Emily Peters, 13, an eighth grader at Emily Gray Junior High School, wants to help kids at her school – and beyond – eat healthier and be more active. Emily is the Arizona ambassador for Fuel Up to Play 60, a school based nutrition and physical activity program sponsored by the NFL and the National Dairy Council, in collaboration with the U.S. Department of Agriculture. The “60” in the name reminds students to be active for at least 60 minutes each day.

By meeting Fuel Up to Play 60 challenges, kids can win prizes for their school, including visits from NFL players.

At her school, Emily and the FUTP 60 team recently organized a wellnes week that included a healthy eating day. “At lunch we had a table set up with candy and soda and bags of sugar, showing how much sugar is in each item,” she explains.

The team is planning future events such as a smoothie day. Emily hopes to replace the usual pizza and soda at a school dance with fruit smoothies.

She’s starting to see small changes in her classmates, “but kids are really stubborn,” she says. “They think that just because something’s healthy it’ll taste bad.”

A school counselor encouraged Emily to apply to become a FUTP 60 ambassador after Emily participated in a wellness club at Emily Gray in seventh grade. Her application essay detailed her own healthy lifestyle – eating lots of vegetables and fruits, limiting sugar, playing volleyball and basketball, walking her dog, doing Pilates, and swimming every day in the summer. She also wrote about her community involvement, such as her Bat Mitzvah project, which included giving presentations on growing and preparing healthy food at Tucson Village Farm, working as a counselor at their summer camp and donating funds for two children to attend the camp. She’ll be taking her eighth grade class at Congregation Chaverim on a field trip to the farm, and she also gave a presentation about healthy eating at last year’s Math, Science, and Technology Funfest at the Tucson Convention Center.

Emily and her mother, Karen Peters, a health coach, follow what they call a “plant-strong” diet. The term, Karen says, is less restrictive and more positive than labels such as “vegan” or “vegetarian.”

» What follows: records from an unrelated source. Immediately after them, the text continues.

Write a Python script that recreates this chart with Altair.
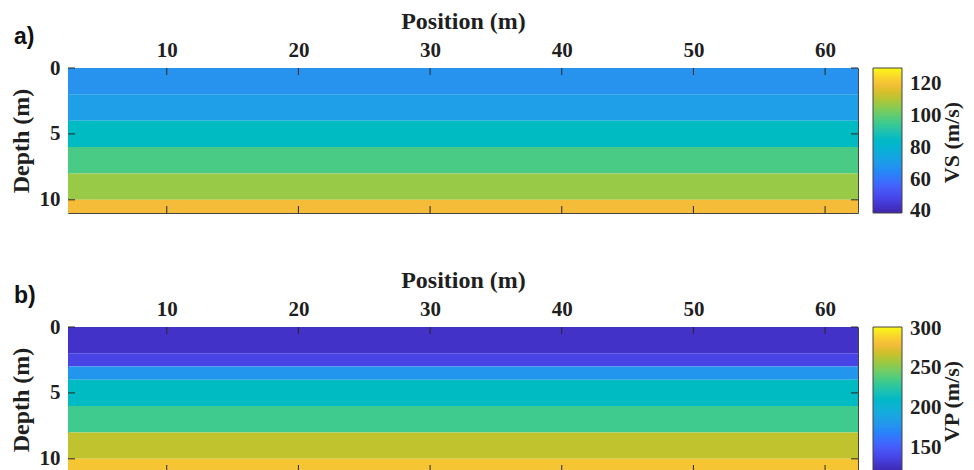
import altair as alt
import pandas as pd

# ---------------- data ----------------
position_extent = [2.5, 62.5]
position_ticks = [10, 20, 30, 40, 50, 60]
depth_extent = [0, 11]
depth_ticks = [0, 5, 10]

vs_top = [0, 2, 4, 6, 8, 10]
vs_bottom = [2, 4, 6, 8, 10, 11]
vs_values = [68, 72, 86, 97, 107, 119]
vs_cbar_ticks = [40, 60, 80, 100, 120]
vs_cbar_range = [39, 130]

vp_top = [0, 2, 3, 4, 6, 8, 10]
vp_bottom = [2, 3, 4, 6, 8, 10, 11]
vp_values = [128, 138, 180, 213, 233, 266, 284]
vp_cbar_ticks = [150, 200, 250, 300]
vp_cbar_range = [120, 302]

# parula colormap stops (fraction along the map, colour)
parula_t = [0, 0.0625, 0.125, 0.1875, 0.25, 0.3125, 0.375, 0.4375, 0.5,
            0.5625, 0.625, 0.6875, 0.75, 0.8125, 0.875, 0.9375, 1.0]
parula_hex = ["#3e26a8", "#4537d5", "#484cf0", "#4562fc", "#337afd", "#2b91ef",
              "#22a2e4", "#12b1d6", "#01b9c6", "#23c1af", "#42ca8b", "#6bcd69",
              "#9ac945", "#c8c129", "#f3ba39", "#f9d62d", "#f9fb15"]

W, H = 790, 145
SERIF = "Liberation Serif"
INK = "#1f1f1f"
TICK = 7


def panel(top, bottom, values, cticks, crange, ctitle, tag):
    n = len(top)
    df = pd.DataFrame({
        "top": top, "bottom": bottom, "v": values,
        "x0": [position_extent[0]] * n, "x1": [position_extent[1]] * n,
    })
    lo, hi = crange
    cdomain = [lo + (hi - lo) * t for t in parula_t]
    xscale = alt.Scale(domain=position_extent, nice=False, zero=False)
    yscale = alt.Scale(domain=depth_extent, reverse=True, nice=False, zero=False)
    xaxis = alt.Axis(
        orient="top", title="Position (m)", values=position_ticks,
        ticks=False, domain=False, grid=False, labelPadding=8,
        labelFont=SERIF, labelFontWeight="bold", labelFontSize=21, labelColor=INK,
        titleFont=SERIF, titleFontWeight="bold", titleFontSize=24, titleColor=INK,
        titlePadding=6)
    yaxis = alt.Axis(
        orient="left", title="Depth (m)", values=depth_ticks,
        ticks=False, domain=False, grid=False, labelPadding=8,
        labelFont=SERIF, labelFontWeight="bold", labelFontSize=21, labelColor=INK,
        titleFont=SERIF, titleFontWeight="bold", titleFontSize=24, titleColor=INK,
        titlePadding=6)

    rects = alt.Chart(df).mark_rect(stroke=None).encode(
        x=alt.X("x0:Q", scale=xscale, axis=xaxis),
        x2="x1:Q",
        y=alt.Y("top:Q", scale=yscale, axis=yaxis),
        y2="bottom:Q",
        color=alt.Color("v:Q", scale=alt.Scale(domain=cdomain, range=parula_hex, nice=False),
                        legend=alt.Legend(
                            title=None, type="gradient", direction="vertical", orient="right",
                            values=cticks, gradientLength=H, gradientThickness=29,
                            gradientStrokeColor="#444444", gradientStrokeWidth=1,
                            labelFont=SERIF, labelFontWeight="bold", labelFontSize=21,
                            labelColor=INK, labelOffset=8, labelOverlap=False,
                            offset=15, padding=0)),
    )

    xt = pd.DataFrame({"p": position_ticks})
    yt = pd.DataFrame({"d": depth_ticks})
    tick_style = dict(color="#262626", strokeWidth=1)
    xt_top = alt.Chart(xt).mark_rule(**tick_style).encode(
        x=alt.X("p:Q", scale=xscale, axis=xaxis), y=alt.value(0), y2=alt.value(TICK))
    xt_bot = alt.Chart(xt).mark_rule(**tick_style).encode(
        x=alt.X("p:Q", scale=xscale, axis=xaxis), y=alt.value(H - TICK), y2=alt.value(H))
    yt_left = alt.Chart(yt).mark_rule(**tick_style).encode(
        y=alt.Y("d:Q", scale=yscale, axis=yaxis), x=alt.value(0), x2=alt.value(TICK))
    yt_right = alt.Chart(yt).mark_rule(**tick_style).encode(
        y=alt.Y("d:Q", scale=yscale, axis=yaxis), x=alt.value(W - TICK), x2=alt.value(W))

    label = alt.Chart(pd.DataFrame({"t": [tag]})).mark_text(
        font="Liberation Sans", fontWeight="bold", fontSize=23, color="#111111",
        align="left", baseline="middle").encode(
        text="t:N", x=alt.value(-54), y=alt.value(-31))

    cbar_title = alt.Chart(pd.DataFrame({"t": [ctitle]})).mark_text(
        font=SERIF, fontWeight="bold", fontSize=22, color=INK, angle=270,
        align="center", baseline="middle").encode(
        text="t:N", x=alt.value(W + 94), y=alt.value(H / 2 + 2))

    return alt.layer(rects, xt_top, xt_bot, yt_left, yt_right, label, cbar_title).properties(
        width=W, height=H)


top_panel = panel(vs_top, vs_bottom, vs_values, vs_cbar_ticks, vs_cbar_range, "VS (m/s)", "a)")
bottom_panel = panel(vp_top, vp_bottom, vp_values, vp_cbar_ticks, vp_cbar_range, "VP (m/s)", "b)")

chart = alt.vconcat(top_panel, bottom_panel, spacing=44).resolve_scale(
    color="independent").configure_view(stroke="#444444", strokeWidth=1).properties(
    background="white", padding={"left": 0, "right": 0, "top": 0, "bottom": 0})

chart.save("out.html", embed_options={"renderer": "svg", "actions": False})
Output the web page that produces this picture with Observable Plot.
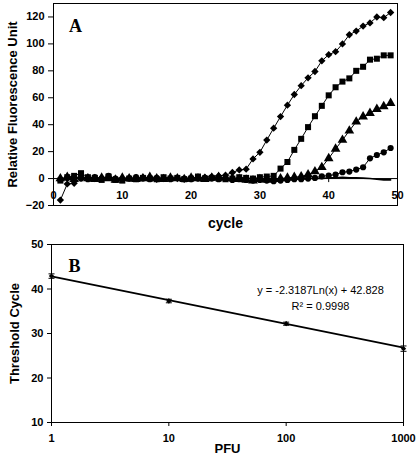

Karen serves as a Fuel Up to Play 60 program advisor at Emily Gray Junior High, joining the team last summer when the counselor who introduced the program was unable to accompany Emily on a leadership training trip to Washington, D.C.

“We learned a lot of really good leadership skills, and we learned all about eating healthy food and being active. I feel more like a leader now, and I feel like I’m doing something good,” says Emily.